The SA bond market is also strongly influenced by bond yield trends in developed economies, such as the US. This has been particularly evident since mid-2008, with SA bond yields a virtual carbon copy of the trend in US treasury bond yields.

And right now US bond yields are heading higher. For instance, the 10-year bond yield lifted off a 21-month low of 2,4% in early October to its current 2,9%. This is despite the Federal Reserve Board’s recent announcement of a second round of quantitative easing ( QE2), under which it will buy US$600bn of US treasury bonds with maturities of up to 10 years by mid- 2011.

The Fed’s stated intention is to drive interest rates lower, but one of the leading US bond market players, Bill Gross, is not buying that story. Gross has managed the world’s biggest bond fund, Pimco Total Return Fund, for more than 20 years. It boasts assets of $250bn and is hailed by The New York Times as “the nation’s most prominent bond investor”.

“Check [cheque] writing in the trillions is not a bondholder’s friend; it is in fact inflationary,” Gross writes in his November 2010 market review. Sending shivers through bond bulls, he says : “The Fed’s announcement will likely signify the end of a great 30-year [bond] bull market.”

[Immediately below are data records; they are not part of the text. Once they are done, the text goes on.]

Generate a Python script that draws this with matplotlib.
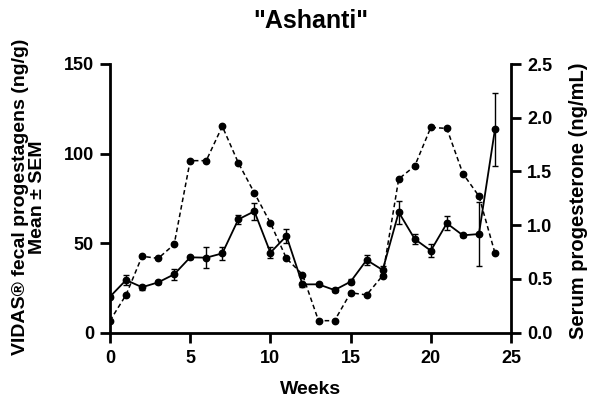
import matplotlib
matplotlib.use("Agg")
import matplotlib.pyplot as plt

plt.rcParams['font.family'] = ['Liberation Sans', 'DejaVu Sans']
plt.rcParams['font.weight'] = 'bold'

weeks = list(range(25))
fecal_mean = [20.0, 29.3, 25.3, 28.0, 32.5, 42.0, 41.8, 44.2, 63.2, 67.7, 44.6, 53.9, 26.9,
              26.9, 23.7, 28.4, 40.5, 34.9, 67.2, 52.2, 45.7, 61.0, 54.3, 55.0, 113.5]
fecal_sem = [0.8, 3.0, 1.5, 1.0, 3.0, 1.0, 5.8, 3.5, 2.5, 4.9, 3.0, 4.0, 1.5,
             1.0, 1.0, 1.5, 2.8, 2.0, 6.5, 3.0, 3.7, 3.9, 1.0, 18.0, 20.3]
serum = [0.11, 0.35, 0.71, 0.69, 0.82, 1.60, 1.60, 1.92, 1.58, 1.30, 1.02, 0.69, 0.54,
         0.11, 0.11, 0.37, 0.35, 0.53, 1.43, 1.55, 1.91, 1.90, 1.48, 1.27, 0.74]

W, H = 590, 399
fig = plt.figure(figsize=(W / 100, H / 100), dpi=100)
x0, x1, y0, y1 = 110, 511, 64, 332.5
ax = fig.add_axes([x0 / W, 1 - y1 / H, (x1 - x0) / W, (y1 - y0) / H])
ax2 = ax.twinx()

ax2.plot(weeks, serum, linestyle=(0, (3, 2)), color='black', linewidth=1.1,
         marker='o', markersize=4.6, zorder=2)
ax.errorbar(weeks, fecal_mean, yerr=fecal_sem, color='black', linewidth=1.3,
            marker='o', markersize=4.6, capsize=2, elinewidth=1.0, capthick=1.0, zorder=3)

ax.set_xlim(0, 25)
ax.set_ylim(0, 150)
ax2.set_ylim(0, 2.5)
ax.set_xticks([0, 5, 10, 15, 20, 25])
ax.set_yticks([0, 50, 100, 150])
ax2.set_yticks([0.0, 0.5, 1.0, 1.5, 2.0, 2.5])
ax2.set_yticklabels(['0.0', '0.5', '1.0', '1.5', '2.0', '2.5'])

for a in (ax, ax2):
    a.spines['top'].set_visible(False)
    for s in ('left', 'bottom', 'right'):
        a.spines[s].set_linewidth(2)
    a.tick_params(width=2, length=7.5, labelsize=13, pad=4)
    for lbl in a.get_xticklabels() + a.get_yticklabels():
        lbl.set_fontweight('bold')
ax.tick_params(axis='x', pad=5)
ax.spines['right'].set_visible(False)
ax2.spines['left'].set_visible(False)
ax2.spines['bottom'].set_visible(False)

fig.text(310.5 / W, 1 - 394 / H, 'Weeks', fontsize=14, fontweight='bold',
         ha='center', va='baseline')
fig.text(29 / W, 1 - 197 / H, 'VIDAS® fecal progestagens (ng/g)\nMean ± SEM', fontsize=14,
         fontweight='bold', rotation=90, ha='center', va='center', multialignment='center',
         linespacing=1.0)
fig.text(579 / W, 1 - 201 / H, 'Serum progesterone (ng/mL)', fontsize=14.5,
         fontweight='bold', rotation=90, ha='center', va='center')
fig.text(310.5 / W, 1 - 28 / H, '"Ashanti"', fontsize=18, fontweight='bold',
         ha='center', va='baseline')

fig.savefig('out.png', dpi=100)
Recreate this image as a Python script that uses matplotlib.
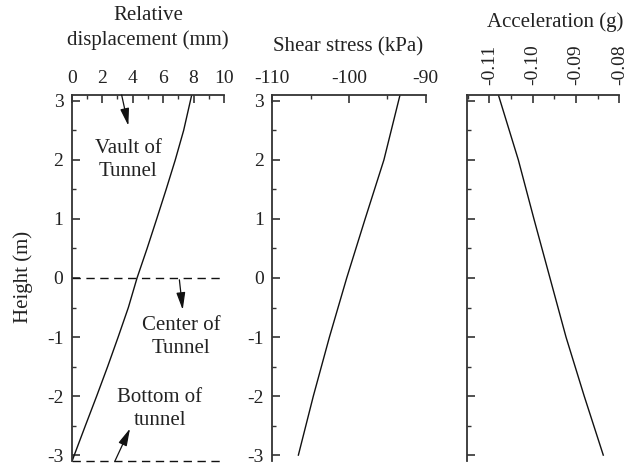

Though this might not hold true for the SA bond market, which has seen yields fall from almost 19% 25 years ago, the global trend now is one of rising long-term bond yields.

Driving the trend is a swing from fear of deflation to fear of inflation after a massive injection of liquidity into the global economy.

For example, since September the UK 10-year government bond yield has jumped from 2,8% to 3,4% and Germany’s from 2,1% to 2,7%. In Australia, where the central bank has adopted a counter-inflationary stance, the 10-year yield is up sharply, from 4,3% in August to 5,5%.

SA’s low inflation rate (3,2%) is the consequence of the rand’s strength, Pearse says. He believes that over the next 10 years inflation will be in the 7%- 8% range.

Van Zyl sees inflation back at 5%-6% within 18 months.

Neither view is bullish for bond yields, nor property stocks, which are also experiencing deteriorating fundamentals at a time when their average yield (6,9%) is 120 basis points below bond yields. Only 18 months ago property stock yields were on par with bond yields.

Property’s big advantage over bonds, rising income distributions, is also fading as SA’s economic slowdown steadily takes its toll when leases come up for renewal. This is already evident in distributions by property loan stocks, which, according to the Property Loan Stock Association, fell from peak year-on-year growth of 19,6% in the first quarter of 2008 to 5,95% in the third quarter of 2010, the lowest increase in 18 quarters.

Property cycles run for up to 10 years and are divided into periods of poor and high returns, says Pearce, who believes that property has entered a period of poor returns .

Marriott Property Equity Fund holds the minimum permitted 50% of its assets in property stocks and has used derivatives to reduce its effective exposure to 35%.

Other property experts may share Pearse’s view that property valuations are stretched, illustrated by a spate of initial public offers (IPOs) and capital-raising exercises , developments that have often portended a market or sector peak.

Not least of these is Old Mutual ’s planned IPO of its Triangle Real Estate Fund. The total value of the listing will be about R12bn, including a targeted R5bn to be raised in the IPO scheduled for mid-2011. This would make the fund the JSE’s third-largest listed property entity.

“At least half of the listed property companies have raised or are preparing to raise capital,” says Evan Jankelowitz, Stanlib’s former head of property investment. He is launching a new property asset management firm. There are other potential IPOs in the wings, he says .

Though property will always have a place in a diversified portfolio, current developments in the sector’s underlying fundamentals point strongly towards the need for caution.

Pearse warns: “Don’t fall into the trap of believing this time it’s different. Ultimately it’s never different.”